Capturing a great image is a combination of skill, planning, patience, perseverance and of course a little bit (and sometimes a lot) of luck. Most of all however, you have to be “out there” in the field or you’ll have absolutely no chance to capture any image at all. With these thoughts in mind, I want to talk about the story behind my “Beaming Sunrise” image in this post that I took in Great Smoky Mountains National Park.
It was Friday October 21, 2011, the last day of our vacation in Great Smoky Mountains National Park and Mother Nature had not been kind when it came to good conditions for photographing a sunrise. Every morning thus far had been much too cloudy for any chance at a good sunrise shot. Unfortunately, this morning didn’t look any better but I decided to go out again anyway.

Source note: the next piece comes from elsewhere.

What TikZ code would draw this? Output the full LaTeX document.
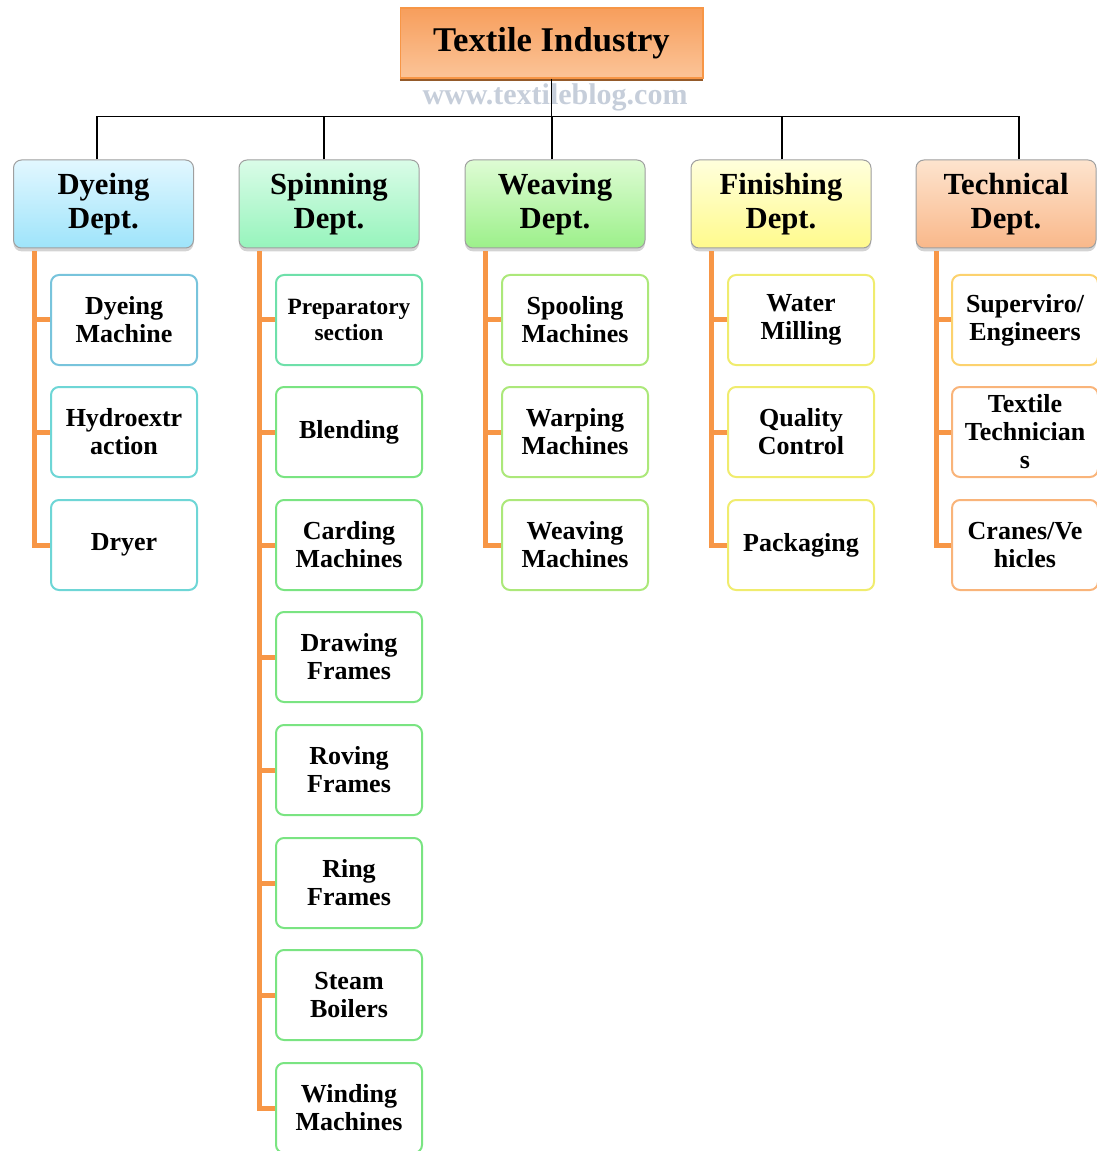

During a visit in July 2011 I scouted several overlooks on the Foothills Parkway West that were good sunrise locations, and they were only about a 20 minute drive from our cabin in Townsend, TN. My wife is not a morning person, but since sunrise was at almost 8 AM this time of year thanks to daylight saving time, she decided it wasn’t too early for her. We got to the Foothills Parkway West overlook about 7:15 AM, and it was still very cloudy so we didn’t expect to see much of a sunrise. As we looked out over the fog filled valleys between us and the mountains, it was very quiet and peaceful. I crossed my fingers and hoped that something interesting would happen. I checked my watch, 7:50 AM, the sun should rise any moment now I thought. Just as I looked up from my watch two brilliant red-orange beams of sunlight shot out from behind the mountains like search lights. It was an amazing sight that lasted for no more than two minutes and was gone, and we didn’t see the sun again until mid-afternoon. Although we couldn’t see it from the overlook, there was a break in the clouds just below the horizon that made this incredible sunrise possible. This particular image is the very first shot I took. Had we not gotten up and gone out even though conditions looked bad, we would have missed the “opportunity” to see and photograph something special like this. You just never know what may happen so you have to get up and get out there. I think my wife will get up and go out with me for another sunrise….if it isn’t too early.